Dr. David Camp, a black educator, in “The White Ally Toolkit,” points out that for this reason, many white allies are “doing it wrong.”

His warning is: Don’t ostracize, vilify, shame or condescend. That can be hard for us because our energy for change can fill us with a desire for action. Yet if all the action that desire amounts to is another white posse, then perhaps we need to check that reaction as well.

We must not be angrier than black folks are, nor feel that we are as affected as they are. The unfolding process for white folks will be a long one. We have to put “White Silence = Violence” first, but a true reflection on whiteness, and the deep, buried echoes of white supremacy in us and our society, will take some steady, longer-term, reflection too.

As a teacher I offer one example that will bedevil our conversations about racial justice, and require the patience and humility of a saint, not the conviction of an inquisitor.

You can always tell when Martin Luther King Day has arrived because of all the extra copies around of his “I have a dream” speech.
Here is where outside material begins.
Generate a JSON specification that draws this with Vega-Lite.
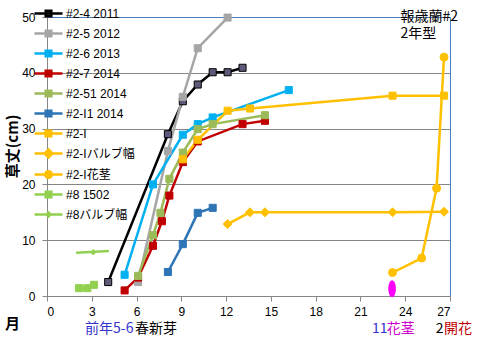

The difficult conversation in this new awareness will be to understand that focusing specifically on that one speech, for example, is how America has “whitewashed” Dr. King’s legacy. Why? Because it teaches students to genuflect before a great man encased in marble, but not to emulate the great agitator he was in life.

And an anti-racism curriculum now means the lesson is not merely to revere that dream, but to teach why Dr. King, on the day he died, was more unpopular than Donald Trump has ever been.

But you can’t do that in a day, or even a month. Or by shouting. My fellow Caucasiatics, can we, as part of our anti-racist activism, now take on the burden of educating ourselves and our fellow Caucasians — not to spurn each other, but to finally lift the burden of white-unfolding off of African Americans, and take charge of it ourselves?

It will be painful, but if we white folks are serious, we will grin and bear it.